Perpetua: The Woman, the Martyr
Sarah Ruden. Yale Univ, $28 (208p) ISBN 978-0-300-27371-7
Classicist Ruden (Vergil) revisits the 203 CE martyrdom of 22-year-old aristocrat and mother Vibia Perpetua, with a focus on her story’s ensuing notoriety via the publication of her diary, one of the earliest known first-person accounts authored by a woman. Perpetua’s tale comes from an early Christian text titled The Suffering of the Holy Perpetua and Felicitas, which includes Perpetua’s own “prison diary” as well as an account of her death in an arena game celebrating the emperor’s son’s birthday.
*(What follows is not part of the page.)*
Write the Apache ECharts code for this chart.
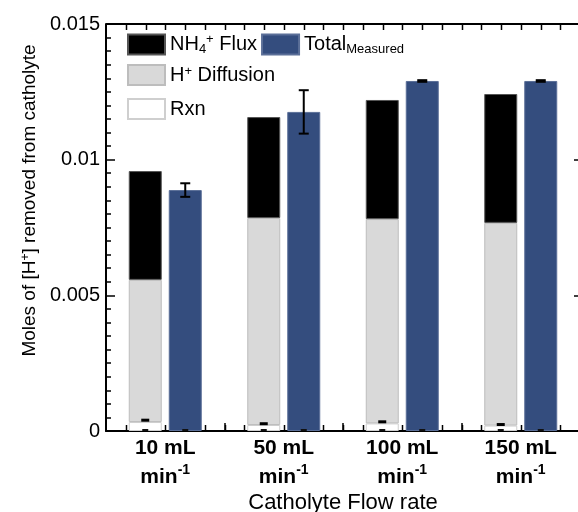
<!DOCTYPE html>
<html>
<head>
<meta charset="utf-8">
<script src="https://cdn.jsdelivr.net/npm/echarts@6/dist/echarts.min.js"></script>
<style>
  html, body { margin: 0; padding: 0; background: #fff; }
  #chart { width: 578px; height: 512px; }
</style>
</head>
<body>
<div id="chart"></div>
<script>
// data
var categories = ['10 mL', '50 mL', '100 mL', '150 mL'];
var rxn = [0.00033, 0.00022, 0.00028, 0.0002];
var rxnErr = [0.00005, 0.00003, 0.00004, 0.00002];
var diffusion = [0.00524, 0.00763, 0.00753, 0.00747];
var nh4Flux = [0.00401, 0.00372, 0.00439, 0.00475];
var totalMeasured = [0.00888, 0.01176, 0.0129, 0.0129];
var totalErr = [0.00025, 0.0008, 0.00003, 0.00003];
var yTicks = [0, 0.005, 0.01, 0.015];
var ticksPerCategory = 6;   // small ticks along the top / bottom frame

var BAR_W = 33, BAR_GAP = 7;
var halfStep = (BAR_W + BAR_GAP) / 2;
var FONT = '"Liberation Sans", Arial, sans-serif';
var Y_MAX = yTicks[yTicks.length - 1];

var chart = echarts.init(document.getElementById('chart'));

// error bar for the measured totals (right bar of each pair)
function totalErrItem(params, api) {
  var i = api.value(0);
  var top = api.coord([i, api.value(1) + api.value(2)]);
  var bot = api.coord([i, api.value(1) - api.value(2)]);
  var zero = api.coord([i, 0]);
  var x = top[0] + halfStep;
  var st = { stroke: '#000', lineWidth: 2 };
  return {
    type: 'group',
    children: [
      { type: 'line', shape: { x1: x, y1: top[1], x2: x, y2: bot[1] }, style: st },
      { type: 'line', shape: { x1: x - 5, y1: top[1], x2: x + 5, y2: top[1] }, style: st },
      { type: 'line', shape: { x1: x - 5, y1: bot[1], x2: x + 5, y2: bot[1] }, style: st },
      { type: 'rect', shape: { x: x - 3, y: zero[1] - 2, width: 6, height: 2 }, style: { fill: '#111' } }
    ]
  };
}

// small caps for the Rxn part (left bar of each pair)
function rxnErrItem(params, api) {
  var i = api.value(0);
  var top = api.coord([i, api.value(1) + api.value(2)]);
  var zero = api.coord([i, 0]);
  var x = top[0] - halfStep;
  return {
    type: 'group',
    children: [
      { type: 'rect', shape: { x: x - 4, y: top[1] - 2, width: 8, height: 3 }, style: { fill: '#000' } },
      { type: 'rect', shape: { x: x - 3, y: zero[1] - 2, width: 6, height: 2 }, style: { fill: '#111' } }
    ]
  };
}

var legendText = {
  fontFamily: FONT, fontSize: 20, color: '#000',
  rich: {
    sub: { fontFamily: FONT, fontSize: 13, verticalAlign: 'bottom', padding: [10, 0, 0, 0] },
    sup: { fontFamily: FONT, fontSize: 13, verticalAlign: 'top', padding: [0, 0, 8, 0] }
  }
};
var legendNames = {
  'NH4 Flux': 'NH{sub|4}{sup|+} Flux',
  'Total': 'Total{sub|Measured}',
  'H Diffusion': 'H{sup|+} Diffusion',
  'Rxn': 'Rxn'
};
function legendFmt(n) { return legendNames[n]; }

chart.setOption({
  animation: false,
  backgroundColor: '#fff',
  grid: { left: 106, right: -2, top: 24, bottom: 81, outerBoundsMode: 'none', containLabel: false },
  legend: [
    { data: ['NH4 Flux', 'Total'], left: 127, top: 33, itemWidth: 37, itemHeight: 20, itemGap: 4,
      icon: 'rect', formatter: legendFmt, textStyle: legendText, selectedMode: false, padding: 0 },
    { data: ['H Diffusion'], left: 127, top: 64, itemWidth: 37, itemHeight: 20,
      icon: 'rect', formatter: legendFmt, textStyle: legendText, selectedMode: false, padding: 0 },
    { data: ['Rxn'], left: 127, top: 98, itemWidth: 37, itemHeight: 20,
      icon: 'rect', formatter: legendFmt, textStyle: legendText, selectedMode: false, padding: 0 }
  ],
  xAxis: {
    type: 'category', data: categories, position: 'bottom',
    axisLine: { onZero: false, lineStyle: { color: '#000', width: 2 } },
    axisTick: { show: true, inside: true, length: 8, lineStyle: { color: '#000', width: 1.5 } },
    axisLabel: {
      interval: 0, margin: 3, color: '#000', fontFamily: FONT, fontSize: 21, fontWeight: 'bold', lineHeight: 29,
      formatter: function (v) { return v + '\nmin{sup|-1}'; },
      rich: { sup: { fontFamily: FONT, fontSize: 14, fontWeight: 'bold', verticalAlign: 'top', padding: [0, 0, 10, 0] } }
    },
    name: 'Catholyte Flow rate', nameLocation: 'middle', nameGap: 61, nameMoveOverlap: false,
    nameTextStyle: { color: '#000', fontFamily: FONT, fontSize: 22 }
  },
  yAxis: [
    {
      type: 'value', min: yTicks[0], max: Y_MAX, interval: 0.005,
      axisLine: { show: true, onZero: false, lineStyle: { color: '#000', width: 2 } },
      axisTick: { show: true, inside: true, length: 9, lineStyle: { color: '#000', width: 1.5 } },
      minorTick: { show: true, splitNumber: 10, length: 5, lineStyle: { color: '#000', width: 1.5 } },
      splitLine: { show: false },
      axisLabel: {
        color: '#000', fontFamily: FONT, fontSize: 20, margin: 6,
        formatter: function (v) { return v === 0 ? '0' : String(+v.toFixed(3)); }
      },
      name: 'Moles of [H{sup|+}] removed from catholyte', nameLocation: 'middle', nameGap: 66,
      nameTextStyle: {
        color: '#000', fontFamily: FONT, fontSize: 19, padding: [0, 0, 0, 54],
        rich: { sup: { fontFamily: FONT, fontSize: 12, verticalAlign: 'top', padding: [0, 0, 8, 0] } }
      }
    },
    {
      type: 'value', min: yTicks[0], max: Y_MAX, interval: 0.005, position: 'right',
      axisLine: { show: true, onZero: false, lineStyle: { color: '#000', width: 2 } },
      axisTick: { show: true, inside: true, length: 6, lineStyle: { color: '#000', width: 1.5 } },
      axisLabel: { show: false }, splitLine: { show: false }
    }
  ],
  series: [
    { name: 'Rxn', type: 'bar', stack: 'parts', data: rxn, barWidth: BAR_W, barGap: (BAR_GAP / BAR_W * 100) + '%',
      itemStyle: { color: '#ffffff', borderColor: '#cfcfcf', borderWidth: 1 } },
    { name: 'H Diffusion', type: 'bar', stack: 'parts', data: diffusion, barWidth: BAR_W,
      itemStyle: { color: '#d9d9d9', borderColor: '#bdbdbd', borderWidth: 1 } },
    { name: 'NH4 Flux', type: 'bar', stack: 'parts', data: nh4Flux, barWidth: BAR_W,
      itemStyle: { color: '#000000', borderColor: '#555', borderWidth: 1 } },
    { name: 'Total', type: 'bar', data: totalMeasured, barWidth: BAR_W,
      itemStyle: { color: '#344d7e', borderColor: '#5b6f98', borderWidth: 1 } },
    { type: 'custom', name: 'totalErr', renderItem: totalErrItem, z: 5,
      data: totalMeasured.map(function (v, i) { return [i, v, totalErr[i]]; }) },
    { type: 'custom', name: 'rxnErr', renderItem: rxnErrItem, z: 5,
      data: rxn.map(function (v, i) { return [i, v, rxnErr[i]]; }) }
  ]
});

// frame: top edge line and small ticks on top and bottom, placed from the axes' own scales
var yTop = chart.convertToPixel({ yAxisIndex: 0 }, Y_MAX);
var yBot = chart.convertToPixel({ yAxisIndex: 0 }, 0);
var c0 = chart.convertToPixel({ xAxisIndex: 0 }, 0);
var c1 = chart.convertToPixel({ xAxisIndex: 0 }, 1);
var bw = c1 - c0;
var frameLeft = c0 - bw / 2;
var frameRight = frameLeft + bw * categories.length;
var frame = [{
  type: 'line', z: 100, silent: true,
  shape: { x1: frameLeft, y1: yTop, x2: frameRight, y2: yTop },
  style: { stroke: '#000', lineWidth: 2 }
}];
for (var k = 1; k < ticksPerCategory * categories.length; k++) {
  var tx = Math.round(frameLeft + bw * k / ticksPerCategory) + 0.5;
  frame.push({ type: 'line', z: 100, silent: true,
    shape: { x1: tx, y1: yTop, x2: tx, y2: yTop + 6 }, style: { stroke: '#000', lineWidth: 1.5 } });
  frame.push({ type: 'line', z: 0, silent: true,
    shape: { x1: tx, y1: yBot, x2: tx, y2: yBot - 6 }, style: { stroke: '#000', lineWidth: 1.5 } });
}
chart.setOption({ graphic: { elements: frame } });
</script>
</body>
</html>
Through close reading of the text, Ruden lays out what information can be discerned about Perpetua’s life—her education, her marriage—then offers some probing literary analysis of Perpetua’s writing style and her stardom, noting that “centuries before modern writers thought they were inventing it, she had the intimate literary voice down flawlessly.” This analysis includes deep reads of the religious visions Perpetua recounts in the text (“I will go through the dreams in order to show what they suggest about the dreamer”) and considerations of other versions of the story, including a “soap opera”–like retelling written in 1834. Though not every claim of Ruden’s lands—particularly not her labeling of Perpetua as “naive or melodramatic-sounding”—her jokey, colloquial interjections (she calls Perpetua the “imagined snuggle bunny of heavenly powers”) makes an ancient subject approachable. It’s a worthwhile introduction to a fascinating figure. (Sept.)